Run

Sierra van Wijk, Staff Writer

You can ask anyone, I do not run. I will jog, skip, dance, hop, fling myself across a room, but I will not run. It’s not for what you think. I love to run. I love the feeling of leaving everything behind. It’s the only time it is accepted that I am at a different pace. Any other time it’s, “calm down Sierra,” “be quiet Sierra,” “learn when to be unnoticeable.” With running it’s different. I’m not fast, actually far from it. And I run heavy, as if I’m stomping with every step. But when I was younger, I was fast. It was more accepted back then that I couldn’t sit still, brushed off as childish energy. I would do all my work at the speed of light  then fool around. I would eat fast so I could go play. I would run circles around my mom until she yelled at me to stop. I would run all the time.

One specific time sticks in my mind when I think of running. I was in fourth grade when my sister had her first communion. Everyone in our family came to it, including our Tio Cisco, Syd’s Godfather. Tio Cisco is a doctor and it was a surprise for him to come at all. I think I was even more excited than my sister to see him. Syd decided to go to a party after her ceremony though, leaving the large family at my small house. My mom was  tired of me running around and getting in the way and asked Tio Cisco to take me on a walk.

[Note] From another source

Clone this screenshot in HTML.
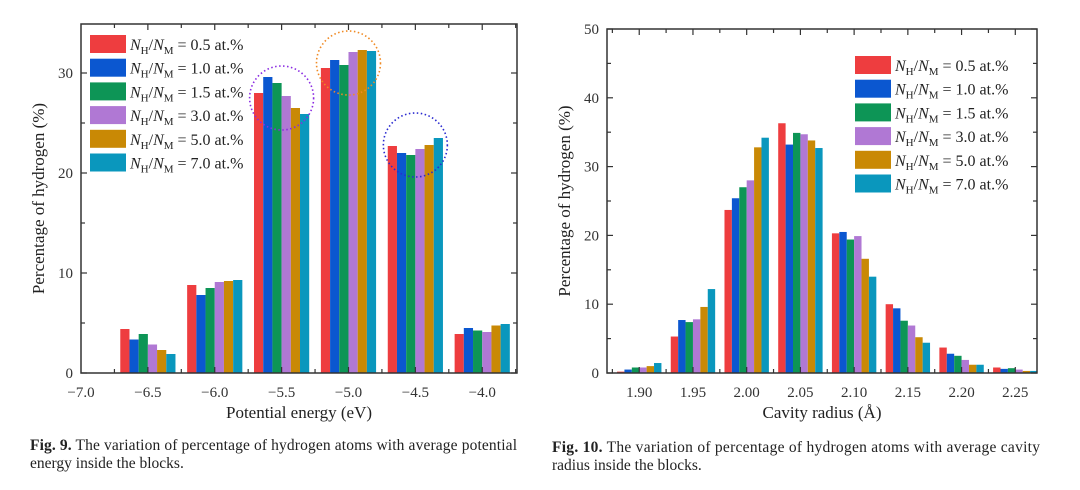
<!DOCTYPE html>
<html><head><meta charset="utf-8">
<style>
html,body{margin:0;padding:0;background:#fff;}
svg{display:block;font-family:"Liberation Serif",serif;}
</style></head>
<body>
<svg id="fig" width="1080" height="490" viewBox="0 0 1080 490">
<g id="left"></g>
<g id="right"></g>
<text x="30" y="450" font-size="15.5" fill="#222" textLength="487" lengthAdjust="spacing"><tspan font-weight="bold">Fig. 9.</tspan> The variation of percentage of hydrogen atoms with average potential</text>
<text x="30" y="468" font-size="15.5" fill="#222">energy inside the blocks.</text>
<text x="552" y="452" font-size="15.5" fill="#222" textLength="488" lengthAdjust="spacing"><tspan font-weight="bold">Fig. 10.</tspan> The variation of percentage of hydrogen atoms with average cavity</text>
<text x="552" y="470" font-size="15.5" fill="#222">radius inside the blocks.</text>
</svg>
<script>
const seriesLabels = ["0.5","1.0","1.5","3.0","5.0","7.0"];
const colors = ["#ee3d3f","#0b57d0","#0d9556","#b078d4","#c98905","#0a97bd"];
const leftCats = [-6.5,-6.0,-5.5,-5.0,-4.5,-4.0];
const leftS1 = [4.4,8.8,28.0,30.5,22.7,3.9];
const leftS2 = [3.35,7.8,29.6,31.3,22.0,4.5];
const leftS3 = [3.9,8.5,29.0,30.8,21.8,4.25];
const leftS4 = [2.85,9.1,27.7,32.1,22.4,4.1];
const leftS5 = [2.3,9.2,26.5,32.3,22.8,4.75];
const leftS6 = [1.9,9.3,25.9,32.2,23.5,4.9];
const leftXTicks = [-7.0,-6.5,-6.0,-5.5,-5.0,-4.5,-4.0];
const leftYTicks = [0,10,20,30];
const rightCats = [1.90,1.95,2.00,2.05,2.10,2.15,2.20,2.25];
const rightS1 = [0.2,5.3,23.7,36.3,20.3,10.0,3.7,0.8];
const rightS2 = [0.5,7.7,25.4,33.2,20.5,9.4,2.8,0.6];
const rightS3 = [0.8,7.4,27.0,34.9,19.4,7.6,2.5,0.7];
const rightS4 = [0.8,7.8,28.0,34.7,19.9,6.9,1.9,0.5];
const rightS5 = [1.0,9.6,32.8,33.8,16.6,5.2,1.2,0.3];
const rightS6 = [1.45,12.2,34.2,32.7,14.0,4.4,1.2,0.3];
const rightXTicks = [1.90,1.95,2.00,2.05,2.10,2.15,2.20,2.25];
const rightYTicks = [0,10,20,30,40,50];
const circleCats = [-5.5,-5.0,-4.5];
const circleVals = [27.5,31.0,22.8];
const circleColors = ["#8a2be2","#f08a24","#2a2ad0"];

const NS="http://www.w3.org/2000/svg";
function mk(parent,tag,attrs){const e=document.createElementNS(NS,tag);for(const k in attrs)e.setAttribute(k,attrs[k]);parent.appendChild(e);return e;}

function drawChart(g,cfg){
  const {x0,x1,y0,y1,xmin,xmax,ymin,ymax,cats,series,xTicks,xMinor,yTicks,yMinor,barW,xfmt,xTitle,legX,legY,pre} = cfg;
  const sx=v=>x0+(v-xmin)/(xmax-xmin)*(x1-x0);
  const sy=v=>y1-(v-ymin)/(ymax-ymin)*(y1-y0);
  const n=series.length;
  series.forEach((s,si)=>{
    s.forEach((v,ci)=>{
      const cx=sx(cats[ci]);
      const r=mk(g,'rect',{x:cx-barW*n/2+si*barW,y:sy(v),width:barW,height:sy(0)-sy(v),fill:colors[si]});
      
      
    });
  });
  const fr=mk(g,'rect',{x:x0,y:y0,width:x1-x0,height:y1-y0,fill:'none',stroke:'#333','stroke-width':1.5});
  
  
  for(let v=xmin+((xMinor-((xmin%xMinor)+xMinor)%xMinor)); v<=xmax+1e-9; v+=xMinor){
    const major=xTicks.some(t=>Math.abs(t-v)<1e-6);
    const L=major?6:4;
    mk(g,'line',{x1:sx(v),x2:sx(v),y1:y1,y2:y1-L,stroke:'#333','stroke-width':1.2});
    mk(g,'line',{x1:sx(v),x2:sx(v),y1:y0,y2:y0+L,stroke:'#333','stroke-width':1.2});
  }
  xTicks.forEach(t=>{
    const tx=mk(g,'text',{x:sx(t),y:y1+24,'font-size':15,'text-anchor':'middle',fill:'#333'});
    tx.textContent=xfmt(t);
    
    
  });
  for(let v=ymin; v<=ymax+1e-9; v+=yMinor){
    const major=yTicks.some(t=>Math.abs(t-v)<1e-6);
    const L=major?6:4;
    mk(g,'line',{x1:x0,x2:x0+L,y1:sy(v),y2:sy(v),stroke:'#333','stroke-width':1.2});
    mk(g,'line',{x1:x1,x2:x1-L,y1:sy(v),y2:sy(v),stroke:'#333','stroke-width':1.2});
  }
  yTicks.forEach(t=>{
    const ty=mk(g,'text',{x:x0-8,y:sy(t)+5,'font-size':15,'text-anchor':'end',fill:'#333'});
    ty.textContent=String(t);
    
    
  });
  const xt=mk(g,'text',{x:(x0+x1)/2,y:y1+45,'font-size':17,'text-anchor':'middle',fill:'#222'});
  xt.textContent=xTitle;
  
  
  const yt=mk(g,'text',{x:0,y:0,'font-size':17,'text-anchor':'middle',fill:'#222',transform:`translate(${x0-37},${(y0+y1)/2}) rotate(-90)`});
  yt.textContent='Percentage of hydrogen (%)';
  
  
  seriesLabels.forEach((lab,i)=>{
    const yy=legY+i*23.7;
    const sw=mk(g,'rect',{x:legX,y:yy,width:36,height:18,fill:colors[i]});
    
    
    const t=mk(g,'text',{x:legX+40,y:yy+15,'font-size':16,fill:'#222'});
    
    
    t.innerHTML=`<tspan font-style="italic">N</tspan><tspan font-size="11" dy="4">H</tspan><tspan dy="-4">/</tspan><tspan font-style="italic">N</tspan><tspan font-size="11" dy="4">M</tspan><tspan dy="-4"> = ${lab} at.%</tspan>`;
  });
  return {sx,sy};
}

const L=drawChart(document.getElementById('left'),{
  x0:81,x1:517,y0:24,y1:373,xmin:-7.0,xmax:-3.74,ymin:0,ymax:34.9,
  cats:leftCats,series:[leftS1,leftS2,leftS3,leftS4,leftS5,leftS6],
  xTicks:leftXTicks,xMinor:0.25,yTicks:leftYTicks,yMinor:5,barW:9.2,
  xfmt:v=>'\u2212'+Math.abs(v).toFixed(1),xTitle:'Potential energy (eV)',legX:90,legY:35,pre:'fig9'});
const lg=document.getElementById('left');
circleCats.forEach((c,i)=>{
  const e=mk(lg,'circle',{cx:L.sx(c),cy:L.sy(circleVals[i]),r:32,fill:'none',stroke:circleColors[i],'stroke-width':1.6,'stroke-dasharray':'1.5 2.5'});
  
  
});
drawChart(document.getElementById('right'),{
  x0:607,x1:1037,y0:29,y1:373,xmin:1.87,xmax:2.2702,ymin:0,ymax:50,
  cats:rightCats,series:[rightS1,rightS2,rightS3,rightS4,rightS5,rightS6],
  xTicks:rightXTicks,xMinor:0.025,yTicks:rightYTicks,yMinor:5,barW:7.4,
  xfmt:v=>v.toFixed(2),xTitle:'Cavity radius (\u00C5)',legX:855,legY:56,pre:'fig10'});
</script>
</body></html>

It was a relatively cool day for the middle of May but I didn’t care, I never use to get cold. We began our walk in the leftward direction until we hit a forest area. I had never been there before and to this day I cannot quite remember where it was located, but on that spring day I lied to my uncle and said I knew the forest route. Thankfully, after about 15 minutes it opened up to an abandoned plant market. That was when I took off running and left my uncle behind. I don’t know why and I don’t know what I planned to do, but I was running. It was the best run of my life. Everything fell into synchronization and I closed my eyes. Even though I was moving as fast as I could go, I felt like I was still for the first time in my life, like I was calm and the hyperactiveness had left my body. I think about that run a lot. When I’m stressed or just tired or get yelled at for being too much for people to handle, I think about being still as I ran for less than a minute before being called back. I think about running, my place where I’m perfectly content.